--- START TASK INPUT ---
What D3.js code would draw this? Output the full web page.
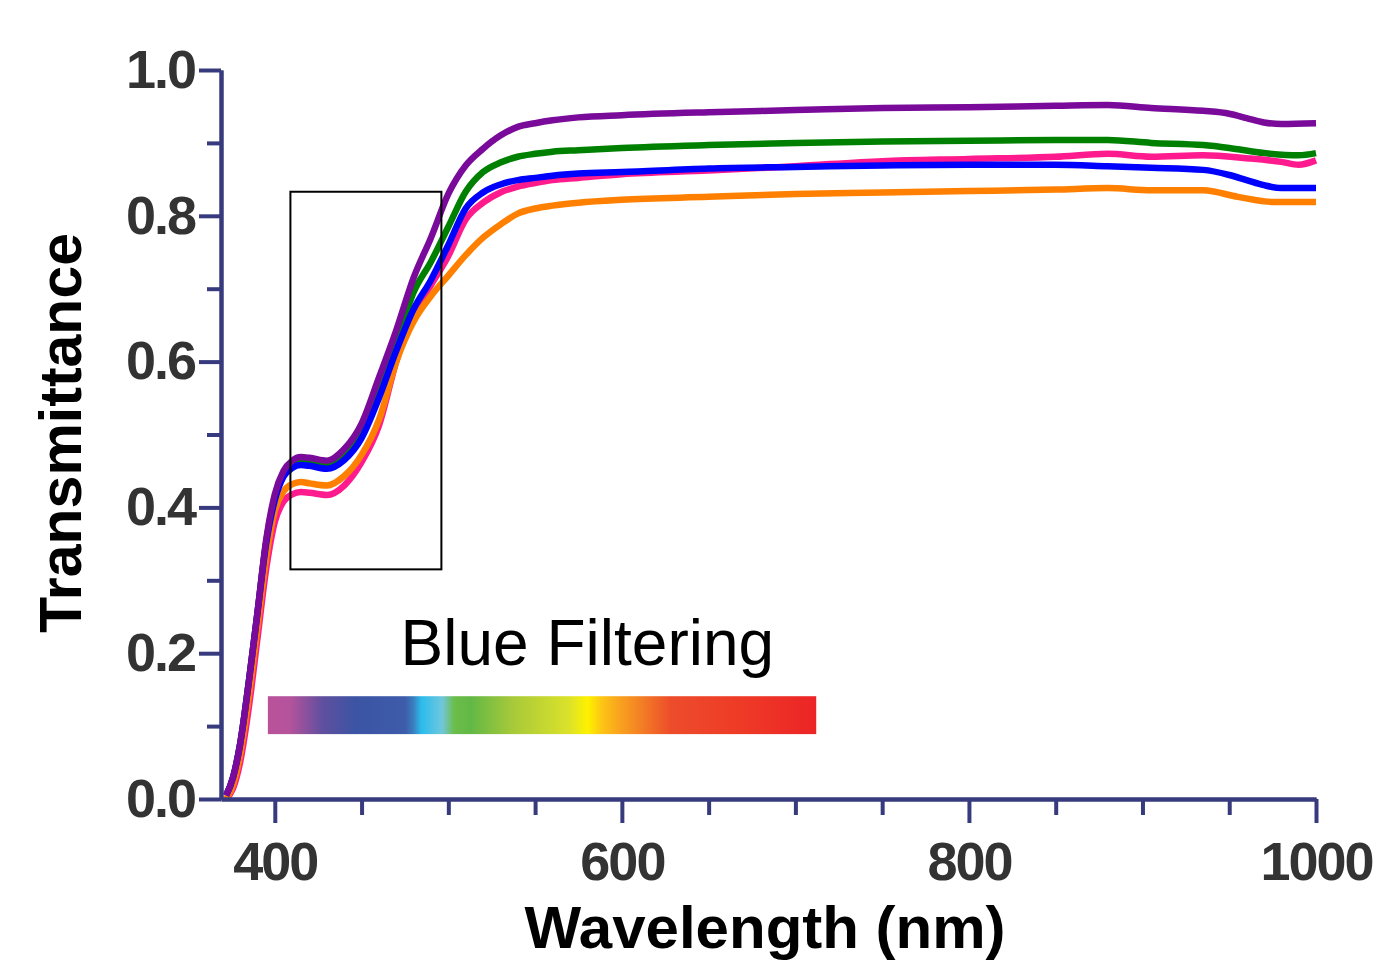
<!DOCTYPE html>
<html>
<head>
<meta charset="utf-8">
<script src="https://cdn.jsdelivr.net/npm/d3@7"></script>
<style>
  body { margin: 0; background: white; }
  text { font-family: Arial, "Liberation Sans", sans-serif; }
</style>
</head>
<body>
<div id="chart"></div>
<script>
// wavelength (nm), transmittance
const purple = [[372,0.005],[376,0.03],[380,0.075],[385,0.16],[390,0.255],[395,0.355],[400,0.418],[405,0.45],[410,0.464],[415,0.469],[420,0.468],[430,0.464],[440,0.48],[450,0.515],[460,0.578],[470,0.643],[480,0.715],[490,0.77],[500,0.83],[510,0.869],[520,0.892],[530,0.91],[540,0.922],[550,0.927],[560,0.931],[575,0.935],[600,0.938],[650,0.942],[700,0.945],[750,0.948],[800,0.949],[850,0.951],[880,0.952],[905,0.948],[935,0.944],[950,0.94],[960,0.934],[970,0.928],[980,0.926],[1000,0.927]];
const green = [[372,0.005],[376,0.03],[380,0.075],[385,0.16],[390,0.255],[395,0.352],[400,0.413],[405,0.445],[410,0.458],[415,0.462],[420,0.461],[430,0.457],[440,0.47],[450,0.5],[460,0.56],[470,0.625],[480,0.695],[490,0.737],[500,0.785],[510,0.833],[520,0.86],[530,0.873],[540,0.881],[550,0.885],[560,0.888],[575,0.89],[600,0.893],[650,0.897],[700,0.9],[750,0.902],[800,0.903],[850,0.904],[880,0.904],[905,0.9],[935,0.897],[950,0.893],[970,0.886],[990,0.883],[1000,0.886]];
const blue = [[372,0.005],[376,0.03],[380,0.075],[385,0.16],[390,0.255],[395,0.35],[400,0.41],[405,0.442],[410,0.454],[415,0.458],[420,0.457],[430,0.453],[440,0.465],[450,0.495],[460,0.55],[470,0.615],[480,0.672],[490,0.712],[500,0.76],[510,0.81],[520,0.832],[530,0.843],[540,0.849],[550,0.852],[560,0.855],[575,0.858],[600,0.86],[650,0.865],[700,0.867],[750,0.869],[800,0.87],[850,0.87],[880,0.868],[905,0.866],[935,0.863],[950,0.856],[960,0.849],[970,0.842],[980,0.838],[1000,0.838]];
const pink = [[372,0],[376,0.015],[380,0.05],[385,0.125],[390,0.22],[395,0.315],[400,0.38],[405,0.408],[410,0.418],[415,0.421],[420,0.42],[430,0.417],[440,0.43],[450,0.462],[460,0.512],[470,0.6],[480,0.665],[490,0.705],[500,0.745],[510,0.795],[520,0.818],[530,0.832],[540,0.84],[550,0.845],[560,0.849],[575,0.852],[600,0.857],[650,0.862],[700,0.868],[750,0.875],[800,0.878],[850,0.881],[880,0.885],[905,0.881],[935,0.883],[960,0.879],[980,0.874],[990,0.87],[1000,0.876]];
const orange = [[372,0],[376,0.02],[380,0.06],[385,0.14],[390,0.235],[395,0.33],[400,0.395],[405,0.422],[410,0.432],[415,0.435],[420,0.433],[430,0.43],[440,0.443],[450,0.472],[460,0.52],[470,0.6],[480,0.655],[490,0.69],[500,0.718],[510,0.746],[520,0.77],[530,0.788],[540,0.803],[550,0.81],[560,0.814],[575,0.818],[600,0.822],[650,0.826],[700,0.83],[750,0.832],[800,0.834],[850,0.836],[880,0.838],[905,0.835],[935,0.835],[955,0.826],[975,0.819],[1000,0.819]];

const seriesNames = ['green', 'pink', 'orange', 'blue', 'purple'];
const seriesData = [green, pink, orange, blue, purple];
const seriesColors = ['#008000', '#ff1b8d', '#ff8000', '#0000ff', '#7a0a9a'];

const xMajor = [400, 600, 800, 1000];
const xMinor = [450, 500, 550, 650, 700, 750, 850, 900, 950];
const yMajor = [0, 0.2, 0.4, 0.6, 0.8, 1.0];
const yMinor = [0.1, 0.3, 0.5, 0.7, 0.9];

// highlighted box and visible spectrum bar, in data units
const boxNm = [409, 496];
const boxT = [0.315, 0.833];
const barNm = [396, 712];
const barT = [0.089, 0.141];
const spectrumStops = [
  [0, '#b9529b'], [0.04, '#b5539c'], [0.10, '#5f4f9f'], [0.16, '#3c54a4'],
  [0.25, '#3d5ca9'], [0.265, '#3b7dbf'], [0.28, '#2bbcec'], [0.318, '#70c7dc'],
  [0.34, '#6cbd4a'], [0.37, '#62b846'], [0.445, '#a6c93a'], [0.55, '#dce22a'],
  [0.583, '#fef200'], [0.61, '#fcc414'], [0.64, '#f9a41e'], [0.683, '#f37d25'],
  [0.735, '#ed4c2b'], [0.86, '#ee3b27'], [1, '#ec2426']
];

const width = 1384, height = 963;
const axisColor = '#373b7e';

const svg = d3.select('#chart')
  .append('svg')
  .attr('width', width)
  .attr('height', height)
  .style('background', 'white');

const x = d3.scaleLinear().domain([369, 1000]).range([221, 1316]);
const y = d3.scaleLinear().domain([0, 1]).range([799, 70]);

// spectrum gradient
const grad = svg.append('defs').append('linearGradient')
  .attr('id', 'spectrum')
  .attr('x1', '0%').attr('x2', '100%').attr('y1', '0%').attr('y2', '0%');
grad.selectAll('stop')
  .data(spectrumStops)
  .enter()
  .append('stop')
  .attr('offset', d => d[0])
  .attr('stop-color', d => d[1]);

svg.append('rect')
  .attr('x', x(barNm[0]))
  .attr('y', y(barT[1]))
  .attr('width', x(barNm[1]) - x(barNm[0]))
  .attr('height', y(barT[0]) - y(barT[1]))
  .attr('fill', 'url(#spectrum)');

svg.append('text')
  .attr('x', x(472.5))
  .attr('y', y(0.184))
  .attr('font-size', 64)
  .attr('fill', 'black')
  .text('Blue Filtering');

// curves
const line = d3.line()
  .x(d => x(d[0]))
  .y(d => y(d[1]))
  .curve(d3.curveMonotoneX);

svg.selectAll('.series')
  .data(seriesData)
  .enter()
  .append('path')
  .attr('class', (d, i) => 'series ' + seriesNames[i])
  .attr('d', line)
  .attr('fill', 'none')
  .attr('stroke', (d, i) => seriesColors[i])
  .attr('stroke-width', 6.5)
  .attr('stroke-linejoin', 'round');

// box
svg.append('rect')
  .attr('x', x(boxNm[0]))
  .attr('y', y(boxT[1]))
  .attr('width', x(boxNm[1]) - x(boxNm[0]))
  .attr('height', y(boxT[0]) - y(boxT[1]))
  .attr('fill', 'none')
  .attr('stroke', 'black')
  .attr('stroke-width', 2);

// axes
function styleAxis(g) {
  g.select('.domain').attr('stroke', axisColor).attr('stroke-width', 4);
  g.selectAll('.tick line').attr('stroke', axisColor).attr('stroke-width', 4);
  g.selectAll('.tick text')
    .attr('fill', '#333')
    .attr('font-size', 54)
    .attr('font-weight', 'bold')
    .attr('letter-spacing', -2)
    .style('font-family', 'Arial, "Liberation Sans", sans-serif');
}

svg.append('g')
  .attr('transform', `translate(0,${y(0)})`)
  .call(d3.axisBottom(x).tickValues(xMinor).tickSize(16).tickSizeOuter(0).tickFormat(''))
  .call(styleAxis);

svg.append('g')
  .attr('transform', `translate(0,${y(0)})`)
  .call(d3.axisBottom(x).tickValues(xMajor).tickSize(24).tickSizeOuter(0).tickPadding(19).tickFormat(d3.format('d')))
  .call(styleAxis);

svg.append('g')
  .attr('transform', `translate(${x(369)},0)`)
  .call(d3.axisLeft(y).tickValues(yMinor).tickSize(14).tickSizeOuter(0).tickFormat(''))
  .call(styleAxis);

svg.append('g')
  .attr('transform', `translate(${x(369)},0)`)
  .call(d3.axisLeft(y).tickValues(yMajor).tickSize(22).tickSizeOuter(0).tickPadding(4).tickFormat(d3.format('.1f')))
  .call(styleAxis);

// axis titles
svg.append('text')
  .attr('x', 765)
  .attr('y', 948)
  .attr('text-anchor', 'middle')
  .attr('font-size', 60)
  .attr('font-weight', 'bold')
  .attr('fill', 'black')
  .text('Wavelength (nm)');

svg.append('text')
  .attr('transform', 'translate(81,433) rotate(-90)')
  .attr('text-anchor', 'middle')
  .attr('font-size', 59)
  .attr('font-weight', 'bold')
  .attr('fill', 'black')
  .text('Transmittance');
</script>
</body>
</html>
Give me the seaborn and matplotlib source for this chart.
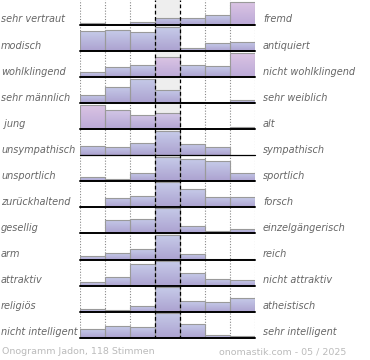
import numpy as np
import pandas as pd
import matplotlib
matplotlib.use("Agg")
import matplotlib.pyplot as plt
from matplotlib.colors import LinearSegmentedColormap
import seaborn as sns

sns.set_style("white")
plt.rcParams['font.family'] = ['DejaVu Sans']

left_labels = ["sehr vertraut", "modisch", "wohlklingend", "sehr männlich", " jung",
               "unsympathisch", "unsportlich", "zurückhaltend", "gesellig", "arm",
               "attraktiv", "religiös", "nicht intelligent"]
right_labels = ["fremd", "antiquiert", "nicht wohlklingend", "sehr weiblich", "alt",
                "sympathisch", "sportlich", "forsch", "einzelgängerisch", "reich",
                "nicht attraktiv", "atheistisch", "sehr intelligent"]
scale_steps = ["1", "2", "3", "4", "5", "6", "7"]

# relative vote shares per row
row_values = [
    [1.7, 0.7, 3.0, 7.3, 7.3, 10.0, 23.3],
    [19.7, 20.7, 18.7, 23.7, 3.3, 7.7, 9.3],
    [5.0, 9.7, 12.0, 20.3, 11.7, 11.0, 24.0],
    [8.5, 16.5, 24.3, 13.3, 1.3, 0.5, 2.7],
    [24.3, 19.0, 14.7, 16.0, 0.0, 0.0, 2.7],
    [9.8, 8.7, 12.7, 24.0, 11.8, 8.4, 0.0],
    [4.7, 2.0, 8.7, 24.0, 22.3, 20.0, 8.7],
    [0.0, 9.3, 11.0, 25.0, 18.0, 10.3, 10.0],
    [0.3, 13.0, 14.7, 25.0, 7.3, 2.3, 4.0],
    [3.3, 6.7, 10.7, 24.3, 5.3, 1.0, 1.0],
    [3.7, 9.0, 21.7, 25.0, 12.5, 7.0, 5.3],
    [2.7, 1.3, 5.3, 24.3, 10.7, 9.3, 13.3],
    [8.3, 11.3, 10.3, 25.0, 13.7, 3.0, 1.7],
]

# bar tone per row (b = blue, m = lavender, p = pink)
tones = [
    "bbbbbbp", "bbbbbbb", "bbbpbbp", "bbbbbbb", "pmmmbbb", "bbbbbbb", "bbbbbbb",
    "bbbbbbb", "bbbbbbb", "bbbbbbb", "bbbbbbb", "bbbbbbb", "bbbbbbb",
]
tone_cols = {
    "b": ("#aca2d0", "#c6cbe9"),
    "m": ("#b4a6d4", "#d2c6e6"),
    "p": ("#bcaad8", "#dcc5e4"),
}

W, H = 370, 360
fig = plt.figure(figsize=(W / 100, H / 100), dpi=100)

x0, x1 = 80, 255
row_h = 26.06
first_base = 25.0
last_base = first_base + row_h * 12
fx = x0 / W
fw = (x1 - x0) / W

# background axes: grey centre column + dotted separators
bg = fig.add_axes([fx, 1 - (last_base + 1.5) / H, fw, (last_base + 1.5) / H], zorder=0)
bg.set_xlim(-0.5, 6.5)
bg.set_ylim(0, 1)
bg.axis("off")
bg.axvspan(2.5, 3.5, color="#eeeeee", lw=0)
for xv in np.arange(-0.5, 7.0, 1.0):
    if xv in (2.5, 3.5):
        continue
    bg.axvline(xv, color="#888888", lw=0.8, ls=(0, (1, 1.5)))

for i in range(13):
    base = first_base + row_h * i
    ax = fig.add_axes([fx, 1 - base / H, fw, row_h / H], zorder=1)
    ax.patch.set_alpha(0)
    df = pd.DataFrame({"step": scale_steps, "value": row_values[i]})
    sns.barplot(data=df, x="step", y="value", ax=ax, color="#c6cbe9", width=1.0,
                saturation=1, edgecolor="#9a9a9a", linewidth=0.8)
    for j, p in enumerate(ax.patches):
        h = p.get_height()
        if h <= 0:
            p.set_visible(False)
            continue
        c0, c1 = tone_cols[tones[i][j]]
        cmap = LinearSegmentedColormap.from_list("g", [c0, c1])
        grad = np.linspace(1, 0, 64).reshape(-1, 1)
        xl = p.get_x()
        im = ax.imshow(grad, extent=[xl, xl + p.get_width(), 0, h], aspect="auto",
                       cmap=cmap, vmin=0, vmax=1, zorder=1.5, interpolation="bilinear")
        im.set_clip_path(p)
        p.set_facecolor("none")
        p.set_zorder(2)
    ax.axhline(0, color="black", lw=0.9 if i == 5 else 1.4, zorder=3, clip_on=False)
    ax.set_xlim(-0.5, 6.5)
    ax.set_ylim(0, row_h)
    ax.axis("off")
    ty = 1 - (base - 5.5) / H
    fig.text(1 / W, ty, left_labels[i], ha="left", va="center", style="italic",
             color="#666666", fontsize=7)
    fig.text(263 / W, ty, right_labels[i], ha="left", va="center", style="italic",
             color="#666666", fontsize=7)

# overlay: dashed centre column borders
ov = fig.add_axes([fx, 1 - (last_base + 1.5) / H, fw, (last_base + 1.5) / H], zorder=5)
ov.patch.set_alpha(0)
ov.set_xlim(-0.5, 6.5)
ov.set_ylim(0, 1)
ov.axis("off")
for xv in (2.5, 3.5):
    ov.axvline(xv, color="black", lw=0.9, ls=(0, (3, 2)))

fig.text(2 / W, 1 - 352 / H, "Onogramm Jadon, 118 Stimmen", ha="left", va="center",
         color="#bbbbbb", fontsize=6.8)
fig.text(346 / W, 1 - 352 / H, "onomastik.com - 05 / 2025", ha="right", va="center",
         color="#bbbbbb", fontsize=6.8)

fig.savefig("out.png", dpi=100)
--- END TASK INPUT ---
● AIM OF THE TASK: Make an exact copy of only the lines from the one with "Give me the" through the one with "plt.rcParams['font.family'] = ['DejaVu Sans']". Pictures don't belong in it.

● SOLUTION FOR THIS EXERCISE:
Give me the seaborn and matplotlib source for this chart.
import numpy as np
import pandas as pd
import matplotlib
matplotlib.use("Agg")
import matplotlib.pyplot as plt
from matplotlib.colors import LinearSegmentedColormap
import seaborn as sns

sns.set_style("white")
plt.rcParams['font.family'] = ['DejaVu Sans']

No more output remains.